## Data block
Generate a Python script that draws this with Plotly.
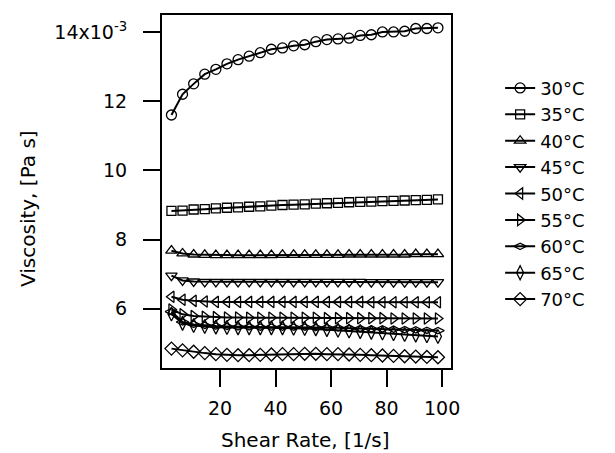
import numpy as np
import plotly.graph_objects as go

# shear rate, 1/s
shear_rate = [2.5, 6.5, 10.5, 14.5, 18.5, 22.5, 26.5, 30.5, 34.5, 38.5, 42.5, 46.5, 50.5,
              54.5, 58.5, 62.5, 66.5, 70.5, 74.5, 78.5, 82.5, 86.5, 90.5, 94.5, 98.5]

# viscosity in units of 1e-3 Pa s
visc_30 = [11.60, 12.20, 12.50, 12.78, 12.92, 13.08, 13.20, 13.30, 13.40, 13.50, 13.54, 13.60, 13.63,
           13.72, 13.78, 13.80, 13.82, 13.90, 13.92, 14.00, 14.00, 14.02, 14.10, 14.10, 14.12]
visc_35 = [8.83, 8.84, 8.87, 8.88, 8.90, 8.92, 8.93, 8.95, 8.96, 8.98, 9.00, 9.01, 9.02,
           9.04, 9.05, 9.06, 9.08, 9.09, 9.10, 9.11, 9.12, 9.13, 9.14, 9.15, 9.16]
visc_40 = [7.68, 7.60, 7.57, 7.56, 7.55, 7.55, 7.55, 7.55, 7.55, 7.55, 7.56, 7.56, 7.56,
           7.56, 7.56, 7.56, 7.57, 7.57, 7.57, 7.57, 7.57, 7.57, 7.58, 7.58, 7.58]
visc_45 = [6.96, 6.82, 6.79, 6.78, 6.78, 6.78, 6.78, 6.78, 6.78, 6.78, 6.78, 6.78, 6.78,
           6.78, 6.78, 6.78, 6.78, 6.78, 6.77, 6.77, 6.77, 6.77, 6.77, 6.77, 6.77]
visc_50 = [6.35, 6.26, 6.23, 6.21, 6.20, 6.20, 6.20, 6.20, 6.20, 6.20, 6.20, 6.20, 6.20,
           6.20, 6.20, 6.20, 6.20, 6.20, 6.19, 6.19, 6.19, 6.19, 6.19, 6.19, 6.19]
visc_55 = [5.98, 5.84, 5.79, 5.77, 5.76, 5.75, 5.75, 5.74, 5.74, 5.74, 5.74, 5.74, 5.74,
           5.74, 5.73, 5.73, 5.73, 5.73, 5.73, 5.73, 5.72, 5.72, 5.72, 5.72, 5.72]
visc_60 = [5.92, 5.62, 5.55, 5.52, 5.50, 5.49, 5.48, 5.48, 5.47, 5.47, 5.47, 5.47, 5.47,
           5.46, 5.46, 5.45, 5.44, 5.43, 5.42, 5.42, 5.41, 5.40, 5.39, 5.38, 5.37]
visc_65 = [5.85, 5.58, 5.52, 5.49, 5.47, 5.46, 5.45, 5.45, 5.45, 5.45, 5.45, 5.44, 5.43,
           5.42, 5.40, 5.38, 5.36, 5.34, 5.32, 5.30, 5.28, 5.26, 5.24, 5.22, 5.20]
visc_70 = [4.85, 4.80, 4.76, 4.72, 4.69, 4.67, 4.66, 4.66, 4.67, 4.68, 4.69, 4.69, 4.70,
           4.70, 4.69, 4.69, 4.68, 4.67, 4.66, 4.65, 4.64, 4.63, 4.62, 4.61, 4.60]

series = [
    ("30°C", visc_30, "circle-open", 10),
    ("35°C", visc_35, "square-open", 9),
    ("40°C", visc_40, "triangle-up-open", 10),
    ("45°C", visc_45, "triangle-down-open", 10),
    ("50°C", visc_50, "triangle-left-open", 10),
    ("55°C", visc_55, "triangle-right-open", 10),
    ("60°C", visc_60, "diamond-wide-open", 9),
    ("65°C", visc_65, "diamond-tall-open", 10),
    ("70°C", visc_70, "diamond-open", 10),
]

y_ticks = [6, 8, 10, 12, 14]
y_ticktext = ["6", "8", "10", "12", "14x10<sup>-3</sup>"]
x_ticks = [20, 40, 60, 80, 100]

fig = go.Figure()

for name, vals, sym, size in series:
    fig.add_trace(go.Scatter(
        x=shear_rate,
        y=np.array(vals) * 1e-3,
        mode="lines+markers",
        name=name,
        line=dict(color="black", width=2),
        marker=dict(symbol=sym, size=size, color="black", line=dict(width=1.3, color="black")),
    ))

# page body adds an 8px offset, margins are compensated for it
fig.update_layout(
    width=615, height=453,
    margin=dict(l=154, r=172, t=7, b=93),
    paper_bgcolor="white",
    plot_bgcolor="white",
    font=dict(family="DejaVu Sans, Liberation Sans, sans-serif", size=19, color="black"),
    showlegend=True,
    legend=dict(
        x=1.17, y=0.845, xanchor="left", yanchor="top",
        font=dict(size=18),
        bgcolor="rgba(0,0,0,0)",
    ),
    annotations=[
        dict(text="Viscosity, [Pa s]", xref="paper", yref="paper", x=-0.464, y=0.453,
             xanchor="center", yanchor="middle", textangle=-90, showarrow=False,
             font=dict(size=20)),
        dict(text="Shear Rate, [1/s]", xref="paper", yref="paper", x=0.495, y=-0.203,
             xanchor="center", yanchor="middle", showarrow=False, font=dict(size=20)),
    ],
)

fig.update_xaxes(
    range=[-0.9, 103.2],
    tickvals=x_ticks,
    ticks="outside", ticklen=17, tickwidth=2, tickcolor="black",
    ticklabelstandoff=5,
    showline=True, linewidth=2, linecolor="black", mirror=True,
    showgrid=False, zeroline=False, automargin=False,
)

fig.update_yaxes(
    range=[4.29e-3, 14.49e-3],
    tickvals=[v * 1e-3 for v in y_ticks],
    ticktext=y_ticktext,
    ticks="outside", ticklen=17, tickwidth=2, tickcolor="black",
    ticklabelstandoff=12,
    showline=True, linewidth=2, linecolor="black", mirror=True,
    showgrid=False, zeroline=False, automargin=False,
)

fig.write_html("out.html")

## Work to do
Restate exactly, please, only the lines between the start of the data and the line containing "90.5, 94.5, 98.5]", both ends included, skipping the pictures.

## Exercise result
Generate a Python script that draws this with Plotly.
import numpy as np
import plotly.graph_objects as go

# shear rate, 1/s
shear_rate = [2.5, 6.5, 10.5, 14.5, 18.5, 22.5, 26.5, 30.5, 34.5, 38.5, 42.5, 46.5, 50.5,
              54.5, 58.5, 62.5, 66.5, 70.5, 74.5, 78.5, 82.5, 86.5, 90.5, 94.5, 98.5]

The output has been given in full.